*Stated problem*
Without the images, write out the whole listing exactly.

*Collected data*

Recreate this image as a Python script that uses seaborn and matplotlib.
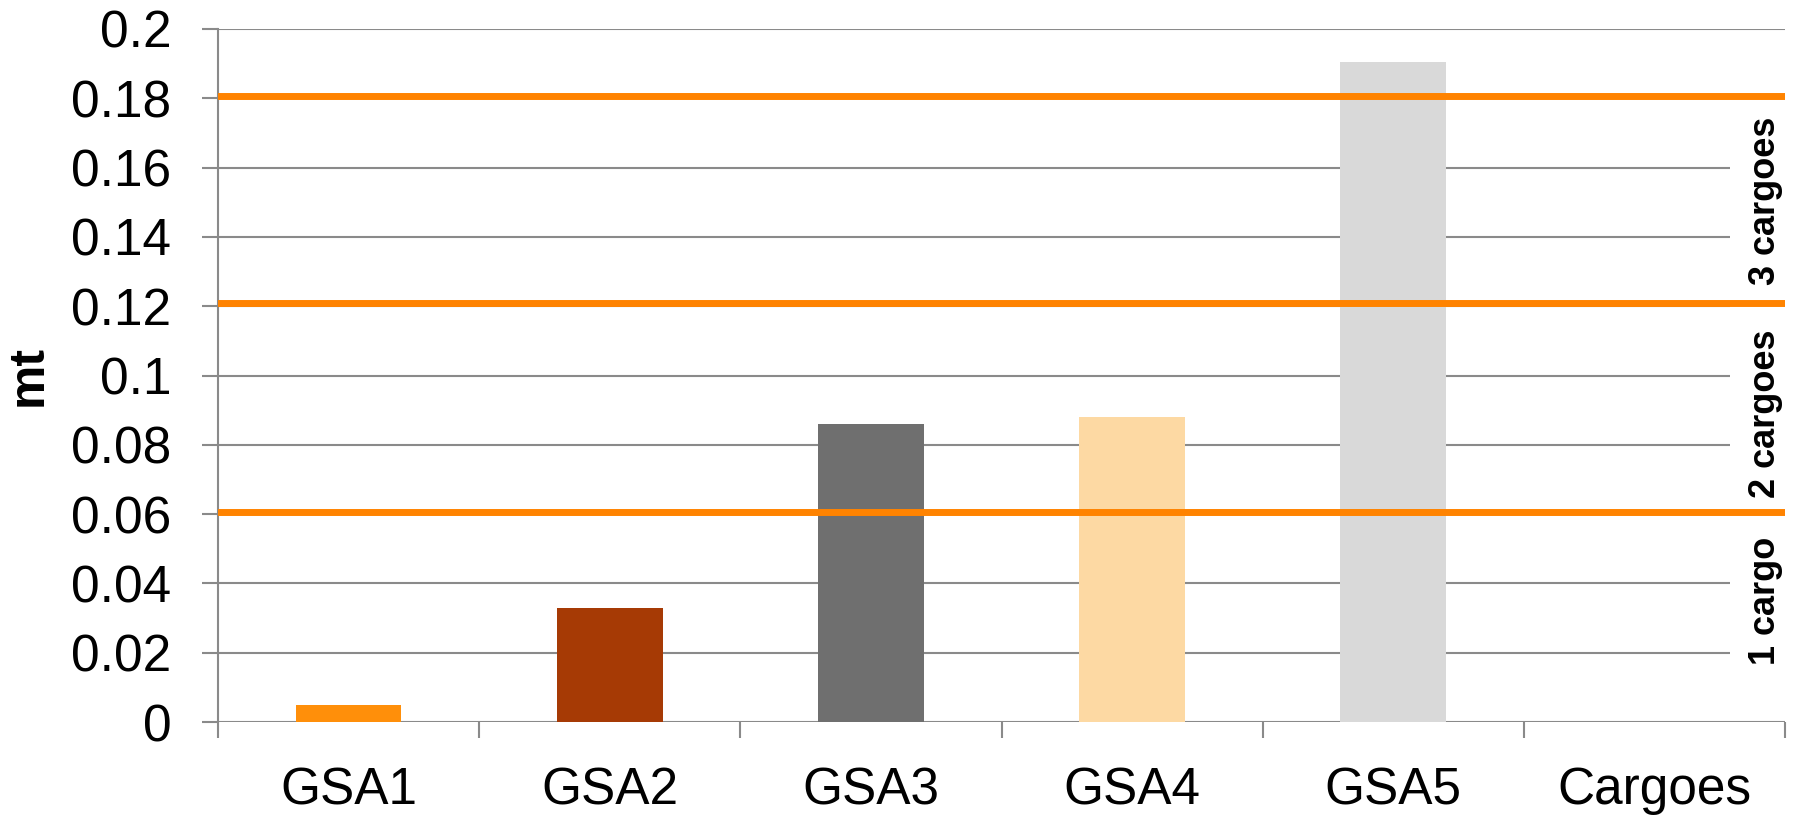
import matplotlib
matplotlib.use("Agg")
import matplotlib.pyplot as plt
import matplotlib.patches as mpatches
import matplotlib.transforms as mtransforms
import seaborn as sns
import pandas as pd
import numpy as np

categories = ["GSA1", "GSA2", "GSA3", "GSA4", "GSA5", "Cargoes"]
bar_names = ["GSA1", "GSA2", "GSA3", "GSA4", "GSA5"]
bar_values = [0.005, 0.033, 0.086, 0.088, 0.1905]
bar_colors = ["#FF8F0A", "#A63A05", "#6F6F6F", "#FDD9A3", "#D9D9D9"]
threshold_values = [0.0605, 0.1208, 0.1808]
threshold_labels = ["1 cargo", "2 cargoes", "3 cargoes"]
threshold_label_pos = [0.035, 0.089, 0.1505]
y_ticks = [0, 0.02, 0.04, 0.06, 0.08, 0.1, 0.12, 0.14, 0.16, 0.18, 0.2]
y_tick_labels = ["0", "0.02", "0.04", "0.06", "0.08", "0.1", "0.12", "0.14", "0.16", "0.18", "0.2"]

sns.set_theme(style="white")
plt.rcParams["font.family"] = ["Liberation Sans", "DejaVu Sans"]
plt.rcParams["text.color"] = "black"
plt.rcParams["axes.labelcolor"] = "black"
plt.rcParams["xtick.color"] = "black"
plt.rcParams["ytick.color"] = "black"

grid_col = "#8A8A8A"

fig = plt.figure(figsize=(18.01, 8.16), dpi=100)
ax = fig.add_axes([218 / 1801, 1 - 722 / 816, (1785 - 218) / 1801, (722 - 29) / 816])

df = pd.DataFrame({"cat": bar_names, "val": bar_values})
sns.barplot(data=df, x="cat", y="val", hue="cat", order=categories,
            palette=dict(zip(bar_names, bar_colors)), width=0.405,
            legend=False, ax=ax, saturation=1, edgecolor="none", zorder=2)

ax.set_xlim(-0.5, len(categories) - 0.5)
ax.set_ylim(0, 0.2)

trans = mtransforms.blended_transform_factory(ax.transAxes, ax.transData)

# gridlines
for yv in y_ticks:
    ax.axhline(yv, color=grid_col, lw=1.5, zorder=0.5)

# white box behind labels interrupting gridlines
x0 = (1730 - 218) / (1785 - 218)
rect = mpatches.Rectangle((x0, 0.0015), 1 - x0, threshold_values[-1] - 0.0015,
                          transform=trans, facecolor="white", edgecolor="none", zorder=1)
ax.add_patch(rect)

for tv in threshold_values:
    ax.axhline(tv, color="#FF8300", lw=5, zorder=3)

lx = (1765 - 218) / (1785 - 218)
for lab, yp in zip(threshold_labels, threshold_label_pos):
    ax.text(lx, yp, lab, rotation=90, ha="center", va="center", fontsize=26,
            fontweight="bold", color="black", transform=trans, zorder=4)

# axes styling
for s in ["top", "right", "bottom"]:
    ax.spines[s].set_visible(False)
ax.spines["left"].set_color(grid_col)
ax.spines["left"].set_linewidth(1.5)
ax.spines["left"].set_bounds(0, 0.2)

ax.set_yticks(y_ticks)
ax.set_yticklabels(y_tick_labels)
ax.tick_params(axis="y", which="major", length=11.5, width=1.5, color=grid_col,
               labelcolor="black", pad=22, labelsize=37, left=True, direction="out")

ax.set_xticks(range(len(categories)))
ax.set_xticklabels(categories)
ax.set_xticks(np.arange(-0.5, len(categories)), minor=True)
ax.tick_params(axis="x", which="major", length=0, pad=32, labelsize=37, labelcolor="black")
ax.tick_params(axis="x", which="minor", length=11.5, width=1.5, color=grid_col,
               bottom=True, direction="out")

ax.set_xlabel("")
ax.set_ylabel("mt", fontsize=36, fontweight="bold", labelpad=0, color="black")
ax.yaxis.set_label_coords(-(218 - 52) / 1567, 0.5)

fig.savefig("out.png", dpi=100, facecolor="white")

*Result*
Recreate this image as a Python script that uses seaborn and matplotlib.
import matplotlib
matplotlib.use("Agg")
import matplotlib.pyplot as plt
import matplotlib.patches as mpatches
import matplotlib.transforms as mtransforms
import seaborn as sns
import pandas as pd
import numpy as np

categories = ["GSA1", "GSA2", "GSA3", "GSA4", "GSA5", "Cargoes"]
bar_names = ["GSA1", "GSA2", "GSA3", "GSA4", "GSA5"]
bar_values = [0.005, 0.033, 0.086, 0.088, 0.1905]
bar_colors = ["#FF8F0A", "#A63A05", "#6F6F6F", "#FDD9A3", "#D9D9D9"]
threshold_values = [0.0605, 0.1208, 0.1808]
threshold_labels = ["1 cargo", "2 cargoes", "3 cargoes"]
threshold_label_pos = [0.035, 0.089, 0.1505]
y_ticks = [0, 0.02, 0.04, 0.06, 0.08, 0.1, 0.12, 0.14, 0.16, 0.18, 0.2]
y_tick_labels = ["0", "0.02", "0.04", "0.06", "0.08", "0.1", "0.12", "0.14", "0.16", "0.18", "0.2"]

sns.set_theme(style="white")
plt.rcParams["font.family"] = ["Liberation Sans", "DejaVu Sans"]
plt.rcParams["text.color"] = "black"
plt.rcParams["axes.labelcolor"] = "black"
plt.rcParams["xtick.color"] = "black"
plt.rcParams["ytick.color"] = "black"

grid_col = "#8A8A8A"

fig = plt.figure(figsize=(18.01, 8.16), dpi=100)
ax = fig.add_axes([218 / 1801, 1 - 722 / 816, (1785 - 218) / 1801, (722 - 29) / 816])

df = pd.DataFrame({"cat": bar_names, "val": bar_values})
sns.barplot(data=df, x="cat", y="val", hue="cat", order=categories,
            palette=dict(zip(bar_names, bar_colors)), width=0.405,
            legend=False, ax=ax, saturation=1, edgecolor="none", zorder=2)

ax.set_xlim(-0.5, len(categories) - 0.5)
ax.set_ylim(0, 0.2)

trans = mtransforms.blended_transform_factory(ax.transAxes, ax.transData)

# gridlines
for yv in y_ticks:
    ax.axhline(yv, color=grid_col, lw=1.5, zorder=0.5)

# white box behind labels interrupting gridlines
x0 = (1730 - 218) / (1785 - 218)
rect = mpatches.Rectangle((x0, 0.0015), 1 - x0, threshold_values[-1] - 0.0015,
                          transform=trans, facecolor="white", edgecolor="none", zorder=1)
ax.add_patch(rect)

for tv in threshold_values:
    ax.axhline(tv, color="#FF8300", lw=5, zorder=3)

lx = (1765 - 218) / (1785 - 218)
for lab, yp in zip(threshold_labels, threshold_label_pos):
    ax.text(lx, yp, lab, rotation=90, ha="center", va="center", fontsize=26,
            fontweight="bold", color="black", transform=trans, zorder=4)

# axes styling
for s in ["top", "right", "bottom"]:
    ax.spines[s].set_visible(False)
ax.spines["left"].set_color(grid_col)
ax.spines["left"].set_linewidth(1.5)
ax.spines["left"].set_bounds(0, 0.2)

ax.set_yticks(y_ticks)
ax.set_yticklabels(y_tick_labels)
ax.tick_params(axis="y", which="major", length=11.5, width=1.5, color=grid_col,
               labelcolor="black", pad=22, labelsize=37, left=True, direction="out")

ax.set_xticks(range(len(categories)))
ax.set_xticklabels(categories)
ax.set_xticks(np.arange(-0.5, len(categories)), minor=True)
ax.tick_params(axis="x", which="major", length=0, pad=32, labelsize=37, labelcolor="black")
ax.tick_params(axis="x", which="minor", length=11.5, width=1.5, color=grid_col,
               bottom=True, direction="out")

ax.set_xlabel("")
ax.set_ylabel("mt", fontsize=36, fontweight="bold", labelpad=0, color="black")
ax.yaxis.set_label_coords(-(218 - 52) / 1567, 0.5)

fig.savefig("out.png", dpi=100, facecolor="white")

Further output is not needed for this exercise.